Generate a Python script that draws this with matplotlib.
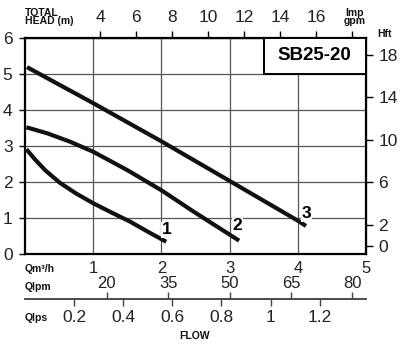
import matplotlib.pyplot as plt
from matplotlib.patches import Rectangle

plt.rcParams['font.family'] = ['Liberation Sans', 'DejaVu Sans']

# pump curves, flow in m3/h and head in m
q1 = [0.02, 0.15, 0.3, 0.51, 0.75, 1.0, 1.25, 1.54, 1.8, 2.07]
h1 = [2.91, 2.62, 2.32, 1.98, 1.68, 1.41, 1.17, 0.90, 0.62, 0.34]
q2 = [0.02, 0.33, 0.66, 1.0, 1.5, 2.0, 2.47, 2.8, 3.14]
h2 = [3.52, 3.35, 3.12, 2.84, 2.33, 1.77, 1.18, 0.78, 0.37]
q3 = [0.03, 1.0, 2.0, 3.0, 3.97, 4.12]
h3 = [5.19, 4.19, 3.13, 2.03, 0.96, 0.78]
curve_names = ["1", "2", "3"]
name_pos = [(2.08, 0.67), (3.11, 0.78), (4.13, 1.13)]

m3h_ticks = [1, 2, 3, 4, 5]
head_ticks = [0, 1, 2, 3, 4, 5, 6]
gpm_ticks = [4, 6, 8, 10, 12, 14, 16, 18]
ft_ticks = [0, 2, 6, 10, 14, 18]
lpm_ticks = [20, 35, 50, 65, 80]
lps_ticks = [0.2, 0.4, 0.6, 0.8, 1.0, 1.2]
lps_labels = ["0.2", "0.4", "0.6", "0.8", "1", "1.2"]
model = "SB25-20"

W, H = 400, 347
fig = plt.figure(figsize=(W / 100, H / 100), dpi=100)
ax = fig.add_axes([25 / W, 1 - 254 / H, 341 / W, 216 / H])
ax.set_xlim(0, 5)
ax.set_ylim(0, 6)

txt = '#222222'
for s in ax.spines.values():
    s.set_linewidth(1.6)
ax.set_xticks(m3h_ticks)
ax.set_yticks(head_ticks)
ax.tick_params(axis='x', length=0, pad=5, labelsize=12, labelcolor=txt)
ax.tick_params(axis='y', length=4, width=1, pad=5, labelsize=12.5, labelcolor=txt)
ax.grid(True, color='#555555', linewidth=0.9)
ax.set_axisbelow(True)

for q, h in [(q1, h1), (q2, h2), (q3, h3)]:
    ax.plot(q, h, color='#111111', linewidth=3, solid_capstyle='butt',
            solid_joinstyle='round', zorder=3)
for name, (x, y) in zip(curve_names, name_pos):
    ax.text(x, y, name, fontsize=12.5, fontweight='bold', ha='center', va='center',
            zorder=4, bbox=dict(facecolor='white', edgecolor='none', pad=0.5))

ax.add_patch(Rectangle((3.5, 5.0), 1.5, 1.0, facecolor='white', edgecolor='black',
                       linewidth=1.4, zorder=3, clip_on=False))
ax.text(4.25, 5.5, model, fontsize=13.5, fontweight='bold', ha='center', va='center', zorder=4)

# top: imperial gpm
top = ax.secondary_xaxis('top', functions=(lambda q: (q - 0.044) / 0.264,
                                           lambda g: 0.044 + 0.264 * g))
top.set_xticks(gpm_ticks)
top.set_xticklabels([str(g) for g in gpm_ticks[:-1]] + [""])
top.tick_params(length=5, width=1, pad=4, labelsize=12.5, labelcolor=txt)

# right: head in feet
right = ax.secondary_yaxis('right', functions=(lambda m: (m - 0.22) / 0.295,
                                               lambda f: 0.22 + 0.295 * f))
right.set_yticks(ft_ticks)
right.tick_params(length=5, width=1, pad=4, labelsize=12.5, labelcolor=txt)

# bottom flow scales
loc = -45 / 216
lpm = ax.secondary_xaxis(loc, functions=(lambda q: q * 1000 / 60, lambda l: l * 60 / 1000))
lpm.set_alignment('top')
lpm.set_xticks(lpm_ticks)
lpm.tick_params(length=5, width=1, pad=0.5, labelsize=12, labelcolor=txt, color='#444444')
lps = ax.secondary_xaxis(loc, functions=(lambda q: q / 3.6, lambda l: l * 3.6))
lps.set_xticks(lps_ticks)
lps.set_xticklabels(lps_labels)
lps.tick_params(length=5, width=1, pad=3, labelsize=12.5, labelcolor=txt, color='#444444')
for sec in (lpm, lps):
    for s in sec.spines.values():
        s.set_linewidth(1.1)
        s.set_color('#444444')

def ftext(x, y, s, **kw):
    fig.text(x / W, 1 - y / H, s, fontsize=7.5, fontweight='bold', color='#111111',
             va='center', **kw)

ftext(25, 17, "TOTAL\nHEAD (m)", ha='left', linespacing=0.85)
ftext(355, 17, "Imp\ngpm", ha='center', multialignment='center', linespacing=0.85)
ftext(385, 34, "Hft", ha='center')
ftext(25, 269, "Qm³/h", ha='left')
ftext(25, 287, "Qlpm", ha='left')
ftext(25, 318, "Qlps", ha='left')
ftext(195, 336, "FLOW", ha='center')

fig.savefig("out.png", dpi=100)
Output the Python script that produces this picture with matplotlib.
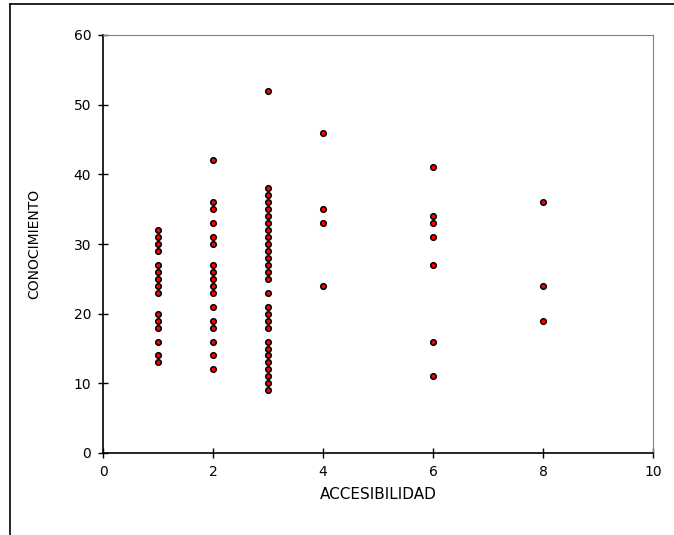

Problem =>
Quote the data above in full, leaving out the pictures it holds.

The completed task =>
Generate a Python script that draws this with matplotlib.
import matplotlib.pyplot as plt
from matplotlib.patches import Rectangle

plt.rcParams['font.family'] = ['Liberation Sans', 'DejaVu Sans']

# pump curves, flow in m3/h and head in m
q1 = [0.02, 0.15, 0.3, 0.51, 0.75, 1.0, 1.25, 1.54, 1.8, 2.07]
h1 = [2.91, 2.62, 2.32, 1.98, 1.68, 1.41, 1.17, 0.90, 0.62, 0.34]
q2 = [0.02, 0.33, 0.66, 1.0, 1.5, 2.0, 2.47, 2.8, 3.14]
h2 = [3.52, 3.35, 3.12, 2.84, 2.33, 1.77, 1.18, 0.78, 0.37]
q3 = [0.03, 1.0, 2.0, 3.0, 3.97, 4.12]
h3 = [5.19, 4.19, 3.13, 2.03, 0.96, 0.78]
curve_names = ["1", "2", "3"]
name_pos = [(2.08, 0.67), (3.11, 0.78), (4.13, 1.13)]

m3h_ticks = [1, 2, 3, 4, 5]
head_ticks = [0, 1, 2, 3, 4, 5, 6]
gpm_ticks = [4, 6, 8, 10, 12, 14, 16, 18]
ft_ticks = [0, 2, 6, 10, 14, 18]
lpm_ticks = [20, 35, 50, 65, 80]
lps_ticks = [0.2, 0.4, 0.6, 0.8, 1.0, 1.2]
lps_labels = ["0.2", "0.4", "0.6", "0.8", "1", "1.2"]
model = "SB25-20"

W, H = 400, 347
fig = plt.figure(figsize=(W / 100, H / 100), dpi=100)
ax = fig.add_axes([25 / W, 1 - 254 / H, 341 / W, 216 / H])
ax.set_xlim(0, 5)
ax.set_ylim(0, 6)

txt = '#222222'
for s in ax.spines.values():
    s.set_linewidth(1.6)
ax.set_xticks(m3h_ticks)
ax.set_yticks(head_ticks)
ax.tick_params(axis='x', length=0, pad=5, labelsize=12, labelcolor=txt)
ax.tick_params(axis='y', length=4, width=1, pad=5, labelsize=12.5, labelcolor=txt)
ax.grid(True, color='#555555', linewidth=0.9)
ax.set_axisbelow(True)

for q, h in [(q1, h1), (q2, h2), (q3, h3)]:
    ax.plot(q, h, color='#111111', linewidth=3, solid_capstyle='butt',
            solid_joinstyle='round', zorder=3)
for name, (x, y) in zip(curve_names, name_pos):
    ax.text(x, y, name, fontsize=12.5, fontweight='bold', ha='center', va='center',
            zorder=4, bbox=dict(facecolor='white', edgecolor='none', pad=0.5))

ax.add_patch(Rectangle((3.5, 5.0), 1.5, 1.0, facecolor='white', edgecolor='black',
                       linewidth=1.4, zorder=3, clip_on=False))
ax.text(4.25, 5.5, model, fontsize=13.5, fontweight='bold', ha='center', va='center', zorder=4)

# top: imperial gpm
top = ax.secondary_xaxis('top', functions=(lambda q: (q - 0.044) / 0.264,
                                           lambda g: 0.044 + 0.264 * g))
top.set_xticks(gpm_ticks)
top.set_xticklabels([str(g) for g in gpm_ticks[:-1]] + [""])
top.tick_params(length=5, width=1, pad=4, labelsize=12.5, labelcolor=txt)

# right: head in feet
right = ax.secondary_yaxis('right', functions=(lambda m: (m - 0.22) / 0.295,
                                               lambda f: 0.22 + 0.295 * f))
right.set_yticks(ft_ticks)
right.tick_params(length=5, width=1, pad=4, labelsize=12.5, labelcolor=txt)

# bottom flow scales
loc = -45 / 216
lpm = ax.secondary_xaxis(loc, functions=(lambda q: q * 1000 / 60, lambda l: l * 60 / 1000))
lpm.set_alignment('top')
lpm.set_xticks(lpm_ticks)
lpm.tick_params(length=5, width=1, pad=0.5, labelsize=12, labelcolor=txt, color='#444444')
lps = ax.secondary_xaxis(loc, functions=(lambda q: q / 3.6, lambda l: l * 3.6))
lps.set_xticks(lps_ticks)
lps.set_xticklabels(lps_labels)
lps.tick_params(length=5, width=1, pad=3, labelsize=12.5, labelcolor=txt, color='#444444')
for sec in (lpm, lps):
    for s in sec.spines.values():
        s.set_linewidth(1.1)
        s.set_color('#444444')

def ftext(x, y, s, **kw):
    fig.text(x / W, 1 - y / H, s, fontsize=7.5, fontweight='bold', color='#111111',
             va='center', **kw)

ftext(25, 17, "TOTAL\nHEAD (m)", ha='left', linespacing=0.85)
ftext(355, 17, "Imp\ngpm", ha='center', multialignment='center', linespacing=0.85)
ftext(385, 34, "Hft", ha='center')
ftext(25, 269, "Qm³/h", ha='left')
ftext(25, 287, "Qlpm", ha='left')
ftext(25, 318, "Qlps", ha='left')
ftext(195, 336, "FLOW", ha='center')

fig.savefig("out.png", dpi=100)
Output the Python script that produces this picture with matplotlib.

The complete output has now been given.